**WHAT NEEDS TO BE DONE:**
Filter out everything except lines holding "script".

**DATA LISTING:**
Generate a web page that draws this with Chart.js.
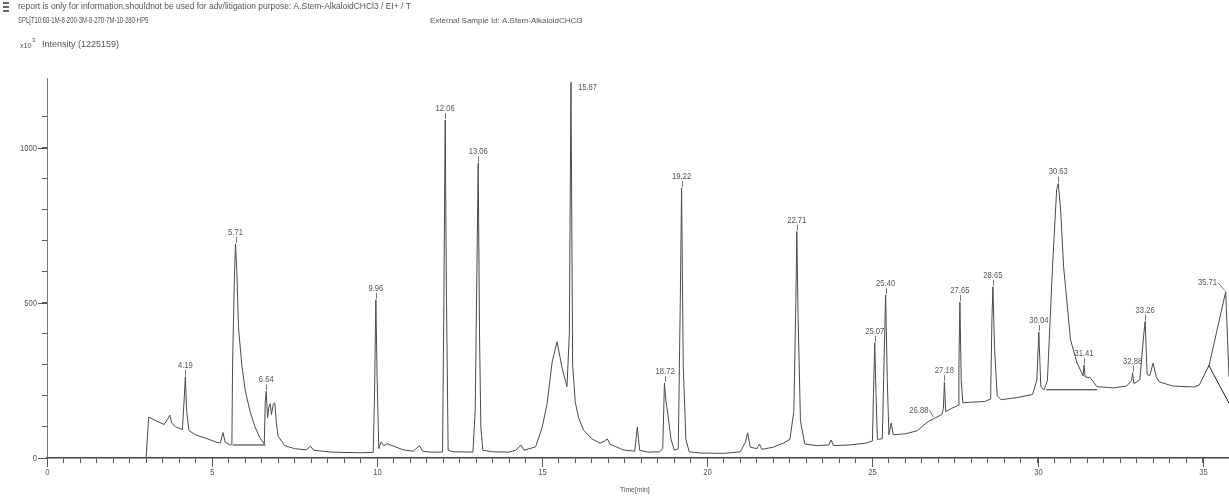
<!DOCTYPE html>
<html><head><meta charset="utf-8">
<script src="https://cdn.jsdelivr.net/npm/chart.js@4"></script>
<style>html,body{margin:0;padding:0;background:#fff}#wrap{width:1229px;height:497px;position:relative}</style>
</head><body><div id="wrap"><canvas id="c" width="1229" height="497"></canvas></div>
<script>
// ---- data ----
const times = [3.00,3.08,3.30,3.55,3.65,3.72,3.78,3.90,4.10,4.15,4.19,4.23,4.30,4.50,4.80,5.10,5.25,5.33,5.40,5.55,5.60,5.62,5.68,5.71,5.75,5.80,5.90,6.00,6.15,6.30,6.45,6.58,6.61,6.64,6.68,6.72,6.76,6.80,6.85,6.90,6.95,7.00,7.20,7.50,7.85,7.98,8.08,8.60,9.00,9.50,9.88,9.92,9.96,10.00,10.05,10.12,10.20,10.30,10.50,10.80,11.10,11.28,11.38,11.60,11.98,12.02,12.06,12.10,12.15,12.30,12.90,12.97,13.02,13.06,13.10,13.14,13.20,13.50,14.00,14.20,14.35,14.45,14.80,15.00,15.15,15.30,15.45,15.60,15.75,15.82,15.87,15.92,16.00,16.10,16.25,16.50,16.75,16.90,16.97,17.05,17.45,17.80,17.88,17.95,18.20,18.55,18.65,18.70,18.75,18.80,18.90,19.00,19.12,19.18,19.22,19.27,19.35,19.45,19.80,20.50,21.00,21.15,21.22,21.30,21.50,21.58,21.65,22.00,22.30,22.50,22.62,22.68,22.71,22.75,22.82,22.95,23.30,23.68,23.75,23.82,24.30,24.80,25.00,25.03,25.07,25.11,25.15,25.30,25.35,25.40,25.45,25.50,25.57,25.63,26.00,26.36,26.60,26.70,26.88,27.10,27.15,27.18,27.22,27.40,27.60,27.62,27.65,27.69,27.74,28.00,28.40,28.58,28.62,28.65,28.70,28.78,28.90,29.40,29.85,29.98,30.04,30.10,30.20,30.30,30.45,30.58,30.63,30.70,30.79,31.00,31.20,31.38,31.41,31.44,31.60,31.80,32.30,32.70,32.85,32.88,32.92,33.10,33.22,33.26,33.32,33.40,33.50,33.60,33.70,34.10,34.73,34.90,35.20,35.70,35.80];
const intensity = [0,132,120,108,125,138,112,100,92,180,262,150,88,75,64,52,48,82,50,42,45,300,600,690,600,420,300,220,150,100,65,45,180,215,130,165,175,140,172,178,110,70,40,30,26,38,25,19,18,17,18,200,510,250,30,52,40,46,38,26,22,40,22,19,19,500,1090,500,25,20,19,155,600,950,400,100,25,20,19,25,42,25,36,100,177,310,375,290,230,400,1210,300,180,130,90,62,48,55,62,45,26,22,100,25,19,20,30,242,180,145,60,25,30,500,870,300,60,20,16,15,20,50,81,35,30,45,28,35,48,60,150,500,730,450,120,45,40,42,58,40,42,48,55,200,371,200,60,62,300,526,250,75,113,75,78,88,110,118,128,140,160,245,150,160,170,300,503,250,178,180,182,190,450,552,350,200,188,195,205,250,406,230,220,250,607,865,885,800,617,381,306,265,300,262,258,230,226,232,250,275,240,252,400,440,270,265,306,260,245,232,229,235,300,536,261];
// integration baselines (segments separated by null)
const baseTimes = [5.62,6.62,6.70,30.27,31.80,31.90,35.18,35.80];
const baseValues = [42,42,null,220,220,null,300,177];
// peak retention-time labels
const peakTimes = [4.19,5.71,6.64,9.96,12.06,13.06,15.87,18.72,19.22,22.71,25.07,25.40,26.88,27.18,27.65,28.65,30.04,30.63,31.41,32.88,33.26,35.71];
const peakLabels = ['4.19','5.71','6.64','9.96','12.06','13.06','15.87','18.72','19.22','22.71','25.07','25.40','26.88','27.18','27.65','28.65','30.04','30.63','31.41','32.88','33.26','35.71'];
// axis
const xMin = 0, xMax = 35.8, yMin = 0, yMax = 1225;
const xLabelEvery = 5, yLabelEvery = 500;
const headerLine1 = 'report is only for information,shouldnot be used for adv/litigation purpose: A.Stem-AlkaloidCHCl3 / EI+ / T';
const headerLine2 = 'SPL[T10:60-1M-8-200-3M-8-270-7M-10-280-HP5';
const headerExt = 'External Sample Id: A.Stem-AlkaloidCHCl3';
const yUnit = 'x10';
const yUnitExp = '3';
const yTitle = 'Intensity (1225159)';
const xTitle = 'Time[min]';

// ---- styling / layout ----
const FONT = "'Liberation Sans','Arial',sans-serif";
const TXT = '#555';
const labelPlacement = { '15.87': ['left', 7, 5], '26.88': ['right', -6, -8], '35.71': ['right', -9, -9] };

const trace = times.map((t, i) => ({ x: t, y: intensity[i] }));
const baseSeg = baseTimes.map((t, i) => ({ x: t, y: baseValues[i] }));

function apexOf(t) {
  let best = -1;
  for (let i = 0; i < times.length; i++) if (Math.abs(times[i] - t) <= 0.06 && intensity[i] > best) best = intensity[i];
  return best;
}
// condensed text helper
function txt(ctx, s, x, y, size, k, align, base) {
  ctx.save();
  ctx.font = size + 'px ' + FONT;
  ctx.textAlign = align || 'left';
  ctx.textBaseline = base || 'middle';
  ctx.translate(x, y); ctx.scale(k, 1);
  ctx.fillText(s, 0, 0);
  ctx.restore();
}

const overlay = {
  id: 'overlay',
  afterDraw(chart) {
    const { ctx, scales: { x, y }, chartArea: a } = chart;
    ctx.save();
    ctx.strokeStyle = '#555'; ctx.lineWidth = 1; ctx.fillStyle = TXT;
    // longer major ticks + tick labels
    for (let v = xMin; v <= xMax; v += xLabelEvery) {
      const px = Math.round(x.getPixelForValue(v)) + 0.5;
      ctx.beginPath(); ctx.moveTo(px, a.bottom); ctx.lineTo(px, a.bottom + 9); ctx.stroke();
      txt(ctx, String(v), px, a.bottom + 15, 9, 0.85, 'center');
    }
    for (let v = yMin; v <= yMax; v += yLabelEvery) {
      const py = Math.round(y.getPixelForValue(v)) + 0.5;
      ctx.beginPath(); ctx.moveTo(a.left - 9, py); ctx.lineTo(a.left, py); ctx.stroke();
      txt(ctx, String(v), a.left - 10, py, 9, 0.85, 'right');
    }
    // peak labels
    ctx.strokeStyle = '#777';
    peakTimes.forEach((t, i) => {
      const lab = peakLabels[i];
      const px = x.getPixelForValue(t);
      const py = y.getPixelForValue(apexOf(t));
      const pl = labelPlacement[lab];
      if (pl) {
        const tx = px + pl[1], ty = py + pl[2];
        txt(ctx, lab, tx, ty, 9, 0.85, pl[0]);
        ctx.beginPath();
        ctx.moveTo(pl[0] === 'left' ? tx - 6 : tx + 1, ty - (pl[0] === 'left' ? 5 : 0));
        ctx.lineTo(px + (pl[0] === 'left' ? 0 : -1), py - 1);
        ctx.stroke();
      } else {
        txt(ctx, lab, px, py - 9, 9, 0.85, 'center', 'alphabetic');
        ctx.beginPath(); ctx.moveTo(Math.round(px) + 0.5, py - 7); ctx.lineTo(Math.round(px) + 0.5, py - 1); ctx.stroke();
      }
    });
    // header texts
    txt(ctx, headerLine1, 18, 7, 9, 0.94);
    txt(ctx, headerLine2, 18, 21, 9, 0.66);
    txt(ctx, headerExt, 430, 21, 8, 1.0);
    txt(ctx, yUnit, 20, 46, 8, 0.9);
    txt(ctx, yUnitExp, 32, 40, 6, 1.0);
    txt(ctx, yTitle, 42, 45, 9, 1.0);
    txt(ctx, xTitle, 620, 490, 8, 0.85);
    // small header icon
    ctx.fillStyle = '#666';
    ctx.fillRect(3, 2, 6, 2); ctx.fillRect(3, 6, 6, 2); ctx.fillRect(3, 10, 6, 2);
    ctx.restore();
  }
};

new Chart(document.getElementById('c'), {
  type: 'line',
  data: {
    datasets: [
      { label: 'TIC', data: trace, borderColor: '#4a4a4a', borderWidth: 1, pointRadius: 0, tension: 0, fill: false },
      { label: 'baseline', data: baseSeg, borderColor: '#222', borderWidth: 1, pointRadius: 0, tension: 0, fill: false, spanGaps: false }
    ]
  },
  options: {
    responsive: false, animation: false, devicePixelRatio: 1,
    layout: { padding: { top: 78, left: 0, right: 0, bottom: 0 } },
    plugins: { legend: { display: false }, tooltip: { enabled: false }, title: { display: false } },
    scales: {
      x: {
        type: 'linear', min: xMin, max: xMax,
        afterBuildTicks: s => { s.ticks = s.ticks.filter(t => Math.abs(t.value * 2 - Math.round(t.value * 2)) < 1e-6); },
        afterFit: s => { s.height = 39; },
        ticks: { stepSize: 0.5, autoSkip: false, maxRotation: 0, display: false },
        grid: { drawOnChartArea: false, drawTicks: true, tickLength: 5, color: '#555' },
        border: { color: '#444', width: 1.5 }
      },
      y: {
        type: 'linear', min: yMin, max: yMax,
        afterBuildTicks: s => { s.ticks = s.ticks.filter(t => Math.abs(t.value % 100) < 1e-6); },
        afterFit: s => { s.width = 47; },
        ticks: { stepSize: 100, autoSkip: false, display: false },
        grid: { drawOnChartArea: false, drawTicks: true, tickLength: 5, color: '#555' },
        border: { color: '#777', width: 1 }
      }
    }
  },
  plugins: [overlay]
});
</script>
</body></html>
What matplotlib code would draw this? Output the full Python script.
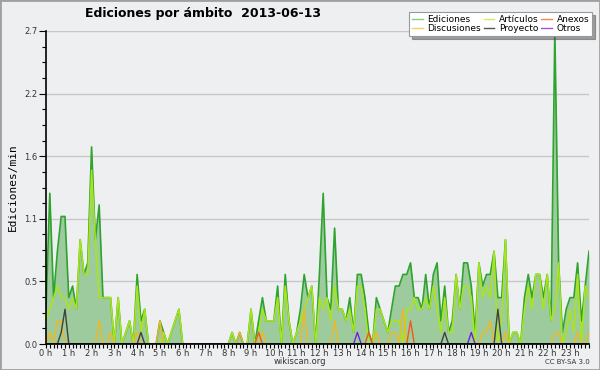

**OUTPUT FOR THIS TASK:**
<script src="https://cdn.jsdelivr.net/npm/chart.js@4"></script>
<script>
</script>
What matplotlib code would draw this? Output the full Python script.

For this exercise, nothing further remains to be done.